(Records with drawing code)
——————————

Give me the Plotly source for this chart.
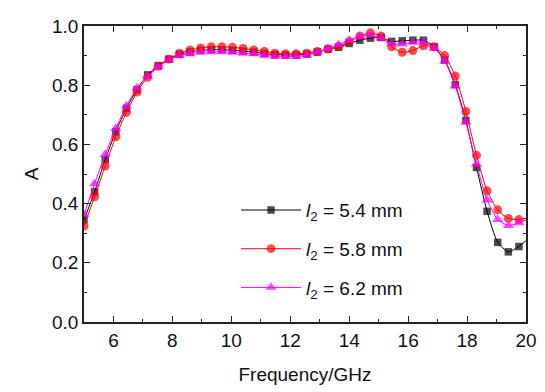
import plotly.graph_objects as go

# Frequency sample points (GHz); the final value is where each curve meets the 20 GHz axis
freq = [5.00, 5.36, 5.72, 6.08, 6.44, 6.80, 7.16, 7.52, 7.88, 8.24,
        8.60, 8.96, 9.32, 9.68, 10.04, 10.40, 10.76, 11.12, 11.48, 11.84,
        12.20, 12.56, 12.92, 13.28, 13.64, 14.00, 14.36, 14.72, 15.08, 15.44,
        15.80, 16.16, 16.52, 16.88, 17.24, 17.60, 17.96, 18.32, 18.68, 19.04,
        19.40, 19.76, 20.00]

a_54 = [0.345, 0.440, 0.549, 0.643, 0.722, 0.785, 0.835, 0.866, 0.888, 0.904,
        0.912, 0.918, 0.920, 0.920, 0.918, 0.915, 0.912, 0.907, 0.903, 0.902,
        0.902, 0.905, 0.912, 0.922, 0.928, 0.941, 0.952, 0.959, 0.961, 0.948,
        0.950, 0.952, 0.952, 0.930, 0.885, 0.802, 0.681, 0.522, 0.374, 0.269,
        0.237, 0.255, 0.275]

a_58 = [0.324, 0.423, 0.527, 0.626, 0.708, 0.777, 0.827, 0.864, 0.888, 0.908,
        0.919, 0.926, 0.930, 0.930, 0.928, 0.924, 0.919, 0.914, 0.908, 0.906,
        0.906, 0.908, 0.914, 0.922, 0.931, 0.947, 0.966, 0.977, 0.966, 0.930,
        0.911, 0.917, 0.933, 0.930, 0.900, 0.831, 0.711, 0.563, 0.443, 0.379,
        0.350, 0.346, 0.350]

a_62 = [0.362, 0.467, 0.566, 0.654, 0.730, 0.791, 0.830, 0.862, 0.885, 0.900,
        0.906, 0.911, 0.913, 0.913, 0.911, 0.908, 0.906, 0.901, 0.898, 0.897,
        0.897, 0.902, 0.912, 0.924, 0.937, 0.952, 0.964, 0.970, 0.959, 0.941,
        0.939, 0.945, 0.945, 0.926, 0.882, 0.797, 0.675, 0.533, 0.412, 0.346,
        0.326, 0.335, 0.345]

series_names = ["<i>l</i><sub>2</sub> = 5.4 mm",
                "<i>l</i><sub>2</sub> = 5.8 mm",
                "<i>l</i><sub>2</sub> = 6.2 mm"]
y_ticks = [0.0, 0.2, 0.4, 0.6, 0.8, 1.0]
x_ticks = [6, 8, 10, 12, 14, 16, 18, 20]

FONT = "Liberation Sans, Arial, sans-serif"

fig = go.Figure()
styles = [
    (a_54, "#000000", "square", 7.5),
    (a_58, "#FF0000", "circle", 9),
    (a_62, "#FF00FF", "triangle-up", 10),
]
n = len(freq)
for i, (ys, col, sym, sz) in enumerate(styles):
    sizes = [sz] * (n - 1) + [0]  # no marker where the curve meets the axis edge
    fig.add_trace(go.Scatter(
        x=freq, y=ys, name=series_names[i], mode="lines+markers",
        line=dict(color=col, width=1, shape="spline", smoothing=0.6),
        marker=dict(color=col, symbol=sym, size=sizes, line=dict(width=0)),
        legendgroup=f"g{i}",
    ))

axis_common = dict(
    showline=True, linecolor="#222222", linewidth=1.5, mirror="allticks",
    ticks="inside", ticklen=6, tickwidth=1.2, tickcolor="#222222",
    showgrid=False, zeroline=False, automargin=False,
    tickfont=dict(family=FONT, size=19, color="#111111"),
)

fig.update_xaxes(
    range=[5, 20], tickvals=x_ticks, ticktext=[str(v) for v in x_ticks],
    minor=dict(ticks="inside", ticklen=3, dtick=1, tick0=5, tickcolor="#222222", tickwidth=1),
    title=dict(text="Frequency/GHz", font=dict(family=FONT, size=19, color="#111111"), standoff=18),
    **axis_common,
)
fig.update_yaxes(
    range=[0, 1.0], tickvals=y_ticks, ticktext=[f"{v:.1f}" for v in y_ticks],
    minor=dict(ticks="inside", ticklen=3, dtick=0.1, tick0=0, tickcolor="#222222", tickwidth=1),
    title=dict(text="A", font=dict(family=FONT, size=19, color="#111111"), standoff=8),
    **axis_common,
)

fig.update_layout(
    width=545, height=392,
    margin=dict(l=76, r=27, t=18, b=78),
    plot_bgcolor="white", paper_bgcolor="white",
    showlegend=True,
    legend=dict(
        x=0.344, y=0.442, xanchor="left", yanchor="top",
        bgcolor="rgba(0,0,0,0)", borderwidth=0,
        font=dict(family=FONT, size=19, color="#111111"),
        itemwidth=60, tracegroupgap=11,
    ),
)

fig.write_html("out.html")
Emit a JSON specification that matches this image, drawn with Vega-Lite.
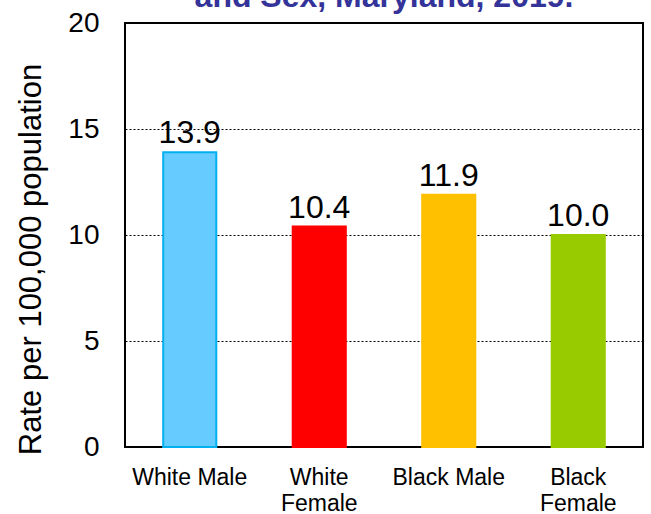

——————————

» REQUIRED TASK
Return only the lines running from the start of the entries above to the line that contains "0.237, 0.255, 0.275]", inclusive, and omit every picture.

» THE REPLY
Give me the Plotly source for this chart.
import plotly.graph_objects as go

# Frequency sample points (GHz); the final value is where each curve meets the 20 GHz axis
freq = [5.00, 5.36, 5.72, 6.08, 6.44, 6.80, 7.16, 7.52, 7.88, 8.24,
        8.60, 8.96, 9.32, 9.68, 10.04, 10.40, 10.76, 11.12, 11.48, 11.84,
        12.20, 12.56, 12.92, 13.28, 13.64, 14.00, 14.36, 14.72, 15.08, 15.44,
        15.80, 16.16, 16.52, 16.88, 17.24, 17.60, 17.96, 18.32, 18.68, 19.04,
        19.40, 19.76, 20.00]

a_54 = [0.345, 0.440, 0.549, 0.643, 0.722, 0.785, 0.835, 0.866, 0.888, 0.904,
        0.912, 0.918, 0.920, 0.920, 0.918, 0.915, 0.912, 0.907, 0.903, 0.902,
        0.902, 0.905, 0.912, 0.922, 0.928, 0.941, 0.952, 0.959, 0.961, 0.948,
        0.950, 0.952, 0.952, 0.930, 0.885, 0.802, 0.681, 0.522, 0.374, 0.269,
        0.237, 0.255, 0.275]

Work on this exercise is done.